1000 128 × 7 matrices from the healthy state data are fed to the encoder part of the CAE trained in the second step to obtain 1000 vectors of length 8 (reference vectors). In addition, 600 other healthy matrices that are not used in the training phase and 600 matrices from the data recorded on the rest of the days are inputted to the encoder part to extract test vectors (the minimum number of matrices from each state needed to extract test vectors is identified in a parametric study, like in the case of IASC-ASCE benchmark structure). The minimum of the distances from each test vector to the reference vectors is considered as the final distance between that test vector and reference vectors. The mean plus 1.6 standard deviations of the set of distances obtained for healthy state test vectors is chosen as the damage threshold. The amount of damage on each of the considered days is then computed using equation (5). Table 5 shows the results of this computation. As can be seen, the amount of damage on January 17 and February 3 is 5.9% and 6.95%, respectively, which is a low and negligible amount. However, the damage percentage gradually increases until it reaches 46.34% on June 16. According to Table 5, the obtained results are consistent with the expected overall condition of the bridge knowing that the damage is propagating through the structure which proves the success of the proposed algorithm in damage quantification in this bridge as a real-life structure.

#### 5. Conclusions

In this paper, a new unsupervised deep-learning-based method was proposed to detect structural damage. The objective was to provide a practical way for global health monitoring of civil structures using raw acceleration data. CAEs with simple structures were used for this purpose. The proposed method was validated through applications on numerical models of IASC-ASCE benchmark structure and a BHM benchmark model and also on the full-scale Tianjin Yonghe Bridge.

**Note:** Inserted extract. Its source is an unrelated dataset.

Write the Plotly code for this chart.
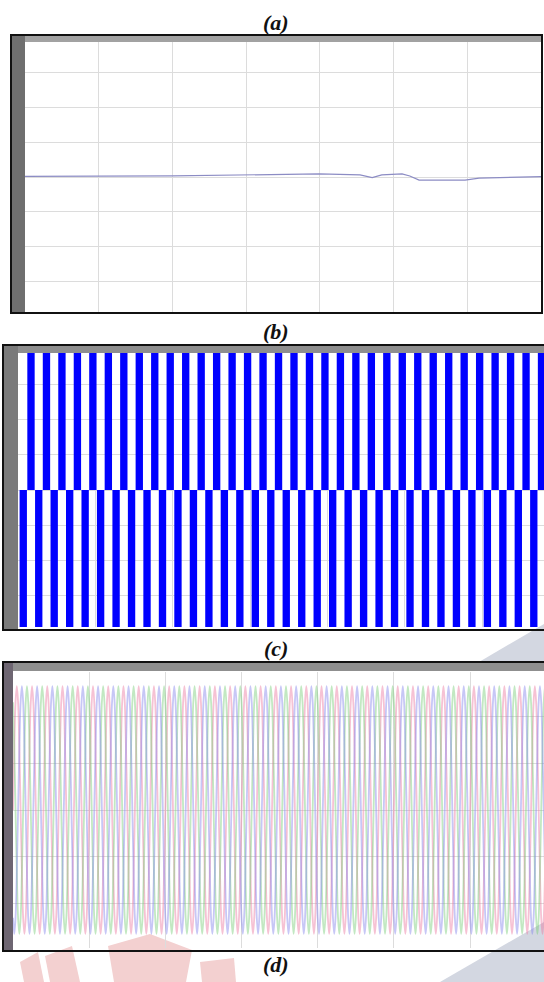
import plotly.graph_objects as go

W, H = 544, 982

# ---------------- data ----------------
# (a) slowly varying quantity (time in s, value in plot units)
a_time = [0.0, 0.20, 0.399, 0.4545, 0.471, 0.484, 0.5115, 0.522, 0.5346, 0.597, 0.616, 0.6445, 0.70]
a_value = [2, 3, 9, 6, -2, 6, 9, 3, -9, -9, -3, -1, 1]

# (b) bipolar square wave: level of each half-cycle
b_half_period = 0.01
b_first_center = 0.0068
b_pattern = [-400, 400]
b_cycles = 34

# (c) three-phase voltages: one cycle, per-unit
c_cycle_shape = [0.0, 0.5, 0.87, 1.0, 0.87, 0.5, 0.0, -0.5, -0.87, -1.0, -0.87, -0.5]
c_amplitude = 265
c_period = 0.02
c_cycles = 35
c_phase_shift_samples = [0, 4, 8]
c_colors = ["rgba(235,120,160,0.45)", "rgba(120,205,120,0.45)", "rgba(130,130,235,0.45)"]

# ---------------- build series ----------------
b_levels = b_pattern * b_cycles
b_time = [b_first_center + b_half_period * i for i in range(len(b_levels))]

n = len(c_cycle_shape)
c_time = [c_period * k / n for k in range(n * c_cycles + 1)]
c_series = []
for s in c_phase_shift_samples:
    vals = [c_amplitude * c_cycle_shape[(k + s) % n] for k in range(len(c_time))]
    c_series.append(vals)


def px(x):
    return x / W


def py(y):
    return 1 - y / H


fig = go.Figure()

fig.add_trace(go.Scatter(x=a_time, y=a_value, mode="lines",
                         line=dict(color="#8c8cc4", width=1.2),
                         xaxis="x", yaxis="y", hoverinfo="skip"))

fig.add_trace(go.Bar(x=b_time, y=b_levels, width=0.0095,
                     marker=dict(color="#0000ff", line=dict(width=0)),
                     xaxis="x2", yaxis="y2", hoverinfo="skip"))

for vals, col in zip(c_series, c_colors):
    fig.add_trace(go.Scatter(x=c_time, y=vals, mode="lines",
                             line=dict(color=col, width=1.8, shape="spline"),
                             xaxis="x3", yaxis="y3", hoverinfo="skip"))

grid = "#dcdcdc"
common_x = dict(showticklabels=False, showgrid=True, gridcolor=grid, gridwidth=1,
                zeroline=False, ticks="", showline=False, fixedrange=True)
common_y = dict(showticklabels=False, showgrid=True, gridcolor=grid, gridwidth=1,
                zeroline=False, ticks="outside", ticklen=5, tickcolor="#444",
                showline=False, fixedrange=True)

fig.update_layout(
    width=W, height=H,
    margin=dict(l=0, r=0, t=0, b=0),
    paper_bgcolor="white", plot_bgcolor="white",
    showlegend=False, barmode="overlay",
    xaxis=dict(domain=[px(25), px(541)], range=[0, 0.70], dtick=0.1, anchor="y", **common_x),
    yaxis=dict(domain=[py(312), py(42)], range=[-386, 386], dtick=100, anchor="x", **common_y),
    xaxis2=dict(domain=[px(18), 1], range=[0, 0.68], dtick=0.1, anchor="y2", **common_x),
    yaxis2=dict(domain=[py(627), py(353)], range=[-391, 391], dtick=100, anchor="x2", **common_y),
    xaxis3=dict(domain=[px(13), 1], range=[0, 0.697], dtick=0.1, anchor="y3", **common_x),
    yaxis3=dict(domain=[py(948), py(672)], range=[-295, 295], dtick=100, anchor="x3", **common_y),
)

shapes = []


def rect(x0, y0, x1, y1, fill=None, line_color=None, lw=0, layer="above"):
    d = dict(type="rect", xref="paper", yref="paper",
             x0=px(x0), x1=px(x1), y0=py(y1), y1=py(y0), layer=layer,
             line=dict(width=lw, color=line_color or "rgba(0,0,0,0)"))
    if fill:
        d["fillcolor"] = fill
    return d


def poly(points, fill, layer="below", opacity=1.0):
    path = "M " + " L ".join(f"{px(x):.5f},{py(y):.5f}" for x, y in points) + " Z"
    return dict(type="path", xref="paper", yref="paper", path=path,
                fillcolor=fill, line=dict(width=0), layer=layer, opacity=opacity)


# watermark-like background marks
shapes += [
    poly([(479, 662), (544, 624), (544, 662)], "#d3d7e1"),
    poly([(440, 982), (544, 922), (544, 982)], "#d3d7e1"),
    poly([(20, 962), (38, 952), (44, 982), (24, 982)], "#f3d0d0"),
    poly([(45, 956), (72, 946), (80, 982), (50, 982)], "#f3d0d0"),
    poly([(108, 946), (150, 934), (192, 950), (186, 982), (114, 982)], "#f3d0d0"),
    poly([(200, 962), (234, 958), (236, 982), (202, 982)], "#f3d0d0"),
]

# panel (a) frame
shapes += [
    rect(11, 35, 25, 313, fill="#6f6f6f"),
    rect(25, 35, 541, 42, fill="#a2a2a2"),
    rect(11, 35, 542, 313, line_color="#111111", lw=2),
]
# panel (b) frame
shapes += [
    rect(3, 345, 18, 630, fill="#7a7a7a"),
    rect(18, 345, 545, 353, fill="#8e8e8e"),
    rect(3, 345, 546, 630, line_color="#111111", lw=2),
]
# panel (c) frame
shapes += [
    rect(3, 662, 13, 951, fill="#6e6672"),
    rect(13, 662, 545, 671, fill="#8f8f8f"),
    rect(3, 662, 546, 951, line_color="#111111", lw=2),
]
fig.update_layout(shapes=shapes)

labels = [("(a)", 23), ("(b)", 331), ("(c)", 648), ("(d)", 964)]
fig.update_layout(annotations=[
    dict(text=f"<b><i>{t}</i></b>", x=px(276), y=py(yy), xref="paper", yref="paper",
         showarrow=False, xanchor="center", yanchor="middle",
         font=dict(family="Liberation Serif, Times New Roman, serif", size=22, color="#111"))
    for t, yy in labels
])

fig.write_html("out.html", config={"displayModeBar": False},
               post_script="document.body.style.margin='0';document.body.style.overflow='hidden';")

The CAEs were trained using only healthy state data; no information from the damaged states is needed during the training phase. After training, the encoder part is used for data compression and damage detection is done by simply comparing the compressed data from a damaged state with the compressed data from the healthy state. Applications on the three above-mentioned structures show that the proposed method can successfully detect and quantify damage in all damage scenarios considered for the structures. The CAEs used here have a simple structure and provide an optimal way for realizing the severity of damage in civil structures, which proves that using complex machine learning-based algorithms is not necessary for the purposes of this paper.

#### Data Availability

The data supporting this study are from previously reported studies and datasets, which have been cited.

#### Conflicts of Interest

The authors declare that they have no conflicts of interest.